WRITTEN INSTRUCTION → For every line in the data below that contains "this", copy the line.

INPUT ROWS start

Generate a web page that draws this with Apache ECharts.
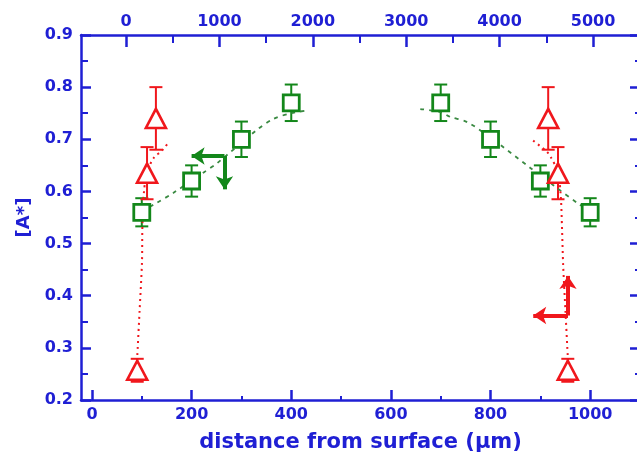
<!DOCTYPE html>
<html>
<head>
<meta charset="utf-8">
<script src="https://cdn.jsdelivr.net/npm/echarts@6/dist/echarts.min.js"></script>
<style>
  html, body { margin: 0; padding: 0; background: #fff; }
  #chart { width: 637px; height: 454px; }
</style>
</head>
<body>
<div id="chart"></div>
<script>
// Squares: concentration profile against the lower axis (µm)
const greenX = [100, 200, 300, 400, 700, 800, 900, 1000];
const greenY = [0.56, 0.62, 0.70, 0.77, 0.77, 0.70, 0.62, 0.56];
const greenErr = [0.027, 0.03, 0.034, 0.035, 0.035, 0.034, 0.03, 0.027];

// Triangles: profile against the upper axis
const redX = [120, 225, 320, 4520, 4625, 4730];
const redY = [0.257, 0.635, 0.74, 0.74, 0.635, 0.257];
const redErr = [0.022, 0.05, 0.06, 0.06, 0.05, 0.022];

// Guide-to-the-eye curves
const greenFitLeftX = [100, 130, 163, 225, 251, 331, 364, 400, 436];
const greenFitLeftY = [0.562, 0.578, 0.597, 0.637, 0.654, 0.718, 0.739, 0.750, 0.756];
const greenFitRightX = [659, 700, 719, 753, 799, 880, 926, 980, 1000];
const greenFitRightY = [0.758, 0.752, 0.743, 0.733, 0.704, 0.645, 0.612, 0.574, 0.564];
const redFitLeftX = [118, 145, 171, 175, 190, 225, 300, 385, 450];
const redFitLeftY = [0.275, 0.37, 0.465, 0.53, 0.595, 0.637, 0.665, 0.678, 0.693];
const redFitRightX = [4732, 4705, 4680, 4668, 4655, 4625, 4550, 4507, 4347];
const redFitRightY = [0.275, 0.37, 0.46, 0.53, 0.59, 0.637, 0.665, 0.676, 0.699];

// Axis ticks
const bottomTicks = [0, 200, 400, 600, 800, 1000];
const bottomMinor = [100, 300, 500, 700, 900];
const topTicks = [0, 1000, 2000, 3000, 4000, 5000];
const topMinor = [500, 1500, 2500, 3500, 4500];

// Axis-assignment arrows: [corner x, corner y, horizontal tip x, vertical tip y]
const greenArrow = [266, 0.668, 200, 0.604];
const redArrow = [4732, 0.362, 4360, 0.438];

const BLUE = '#1f1fd4';
const GREEN = '#13871a';
const GREEN_FIT = '#3a8a42';
const RED = '#f0171c';
const FONT = 'DejaVu Sans';

function zip(a, b, c) {
  return a.map((v, i) => c ? [v, b[i], c[i]] : [v, b[i]]);
}

function errorBars(color, capW, lw) {
  return function (params, api) {
    const x = api.value(0), y = api.value(1), e = api.value(2);
    const hi = api.coord([x, y + e]);
    const lo = api.coord([x, y - e]);
    const st = { stroke: color, lineWidth: lw, fill: null };
    return {
      type: 'group',
      children: [
        { type: 'line', shape: { x1: hi[0], y1: hi[1], x2: lo[0], y2: lo[1] }, style: st },
        { type: 'line', shape: { x1: hi[0] - capW / 2, y1: hi[1], x2: hi[0] + capW / 2, y2: hi[1] }, style: st },
        { type: 'line', shape: { x1: lo[0] - capW / 2, y1: lo[1], x2: lo[0] + capW / 2, y2: lo[1] }, style: st }
      ]
    };
  };
}

function arrowLines(a, color) {
  return {
    silent: true,
    animation: false,
    symbol: ['none', 'arrow'],
    symbolSize: [13, 13],
    label: { show: false },
    lineStyle: { color: color, width: 4, type: 'solid' },
    data: [
      [{ coord: [a[0], a[1]] }, { coord: [a[2], a[1]] }],
      [{ coord: [a[0], a[1]] }, { coord: [a[0], a[3]] }]
    ]
  };
}

const labelStyle = { color: BLUE, fontWeight: 'bold', fontSize: 16, fontFamily: FONT };
const lineStyle = { color: BLUE, width: 2.5 };
const plain = v => String(v);

const chart = echarts.init(document.getElementById('chart'), null, { renderer: 'canvas' });
chart.setOption({
  animation: false,
  backgroundColor: '#ffffff',
  grid: { left: 81, top: 35, width: 559, height: 365, containLabel: false, outerBoundsMode: 'none' },
  xAxis: [
    {
      type: 'value', position: 'bottom', min: -22, max: 1100,
      axisLine: { show: true, onZero: false, lineStyle },
      axisTick: { show: true, inside: true, length: 10, customValues: bottomTicks, lineStyle },
      axisLabel: Object.assign({ customValues: bottomTicks, margin: 7, formatter: plain }, labelStyle),
      splitLine: { show: false },
      name: 'distance from surface (μm)', nameLocation: 'middle', nameGap: 32,
      nameTextStyle: { color: BLUE, fontWeight: 'bold', fontSize: 21, fontFamily: FONT }
    },
    {
      type: 'value', position: 'top', min: -482, max: 5503,
      axisLine: { show: true, onZero: false, lineStyle },
      axisTick: { show: true, inside: true, length: 12, customValues: topTicks, lineStyle },
      axisLabel: Object.assign({ customValues: topTicks, margin: 5, formatter: plain }, labelStyle),
      splitLine: { show: false }
    },
    {
      type: 'value', position: 'bottom', min: -22, max: 1100,
      axisLine: { show: false },
      axisTick: { show: true, inside: true, length: 4, customValues: bottomMinor, lineStyle: { color: BLUE, width: 2 } },
      axisLabel: { show: false }, splitLine: { show: false }
    },
    {
      type: 'value', position: 'top', min: -482, max: 5503,
      axisLine: { show: false },
      axisTick: { show: true, inside: true, length: 8, customValues: topMinor, lineStyle: { color: BLUE, width: 2 } },
      axisLabel: { show: false }, splitLine: { show: false }
    }
  ],
  yAxis: [
    {
      type: 'value', position: 'left', min: 0.2, max: 0.9, interval: 0.1,
      axisLine: { show: true, onZero: false, lineStyle },
      axisTick: { show: true, inside: true, length: 10, lineStyle },
      minorTick: { show: true, splitNumber: 2, length: 7, lineStyle: { color: BLUE, width: 2 } },
      axisLabel: Object.assign({ margin: 8, formatter: v => v.toFixed(1) }, labelStyle),
      splitLine: { show: false },
      name: '[A*]', nameLocation: 'middle', nameGap: 48,
      nameTextStyle: { color: BLUE, fontWeight: 'bold', fontSize: 18, fontFamily: FONT }
    },
    {
      type: 'value', position: 'right', min: 0.2, max: 0.9, interval: 0.1,
      axisLine: { show: true, onZero: false, lineStyle },
      axisTick: { show: true, inside: true, length: 10, lineStyle },
      minorTick: { show: true, splitNumber: 2, length: 5, lineStyle: { color: BLUE, width: 2 } },
      axisLabel: { show: false },
      splitLine: { show: false }
    }
  ],
  series: [
    {
      type: 'custom', name: 'green error', xAxisIndex: 0, yAxisIndex: 0, z: 2,
      renderItem: errorBars(GREEN, 13, 2),
      encode: { x: 0, y: 1 },
      data: zip(greenX, greenY, greenErr)
    },
    {
      type: 'custom', name: 'red error', xAxisIndex: 1, yAxisIndex: 0, z: 2,
      renderItem: errorBars(RED, 13, 2),
      encode: { x: 0, y: 1 },
      data: zip(redX, redY, redErr)
    },
    {
      type: 'line', xAxisIndex: 0, yAxisIndex: 0, z: 3, smooth: 0.3, showSymbol: false, silent: true,
      lineStyle: { color: GREEN_FIT, width: 1.8, type: [4, 5] },
      data: zip(greenFitLeftX, greenFitLeftY),
      markLine: arrowLines(greenArrow, GREEN)
    },
    {
      type: 'line', xAxisIndex: 0, yAxisIndex: 0, z: 3, smooth: 0.3, showSymbol: false, silent: true,
      lineStyle: { color: GREEN_FIT, width: 1.8, type: [4, 5] },
      data: zip(greenFitRightX, greenFitRightY)
    },
    {
      type: 'line', xAxisIndex: 1, yAxisIndex: 0, z: 3, smooth: 0.3, showSymbol: false, silent: true,
      lineStyle: { color: RED, width: 2, type: [2, 4] },
      data: zip(redFitLeftX, redFitLeftY)
    },
    {
      type: 'line', xAxisIndex: 1, yAxisIndex: 0, z: 3, smooth: 0.3, showSymbol: false, silent: true,
      lineStyle: { color: RED, width: 2, type: [2, 4] },
      data: zip(redFitRightX, redFitRightY),
      markLine: arrowLines(redArrow, RED)
    },
    {
      type: 'scatter', xAxisIndex: 0, yAxisIndex: 0, z: 5,
      symbol: 'rect', symbolSize: 16,
      itemStyle: { color: '#ffffff', borderColor: GREEN, borderWidth: 2.8, opacity: 1 },
      data: zip(greenX, greenY)
    },
    {
      type: 'scatter', xAxisIndex: 1, yAxisIndex: 0, z: 5,
      symbol: 'triangle', symbolSize: [20, 19],
      itemStyle: { color: '#ffffff', borderColor: RED, borderWidth: 2.6, opacity: 1 },
      data: zip(redX, redY)
    }
  ]
});
</script>
</body>
</html>
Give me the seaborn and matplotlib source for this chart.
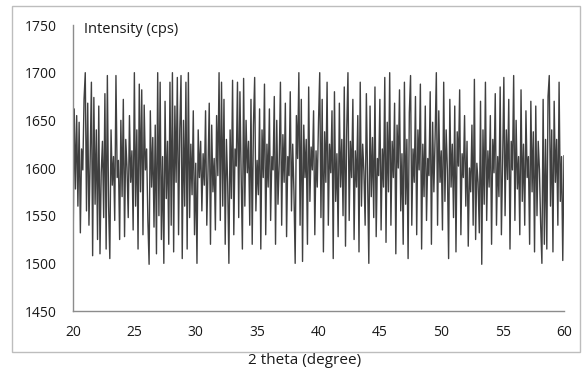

INPUT ROWS end

COMPLETED TASK →
Generate a web page that draws this with Apache ECharts.
Give me the seaborn and matplotlib source for this chart.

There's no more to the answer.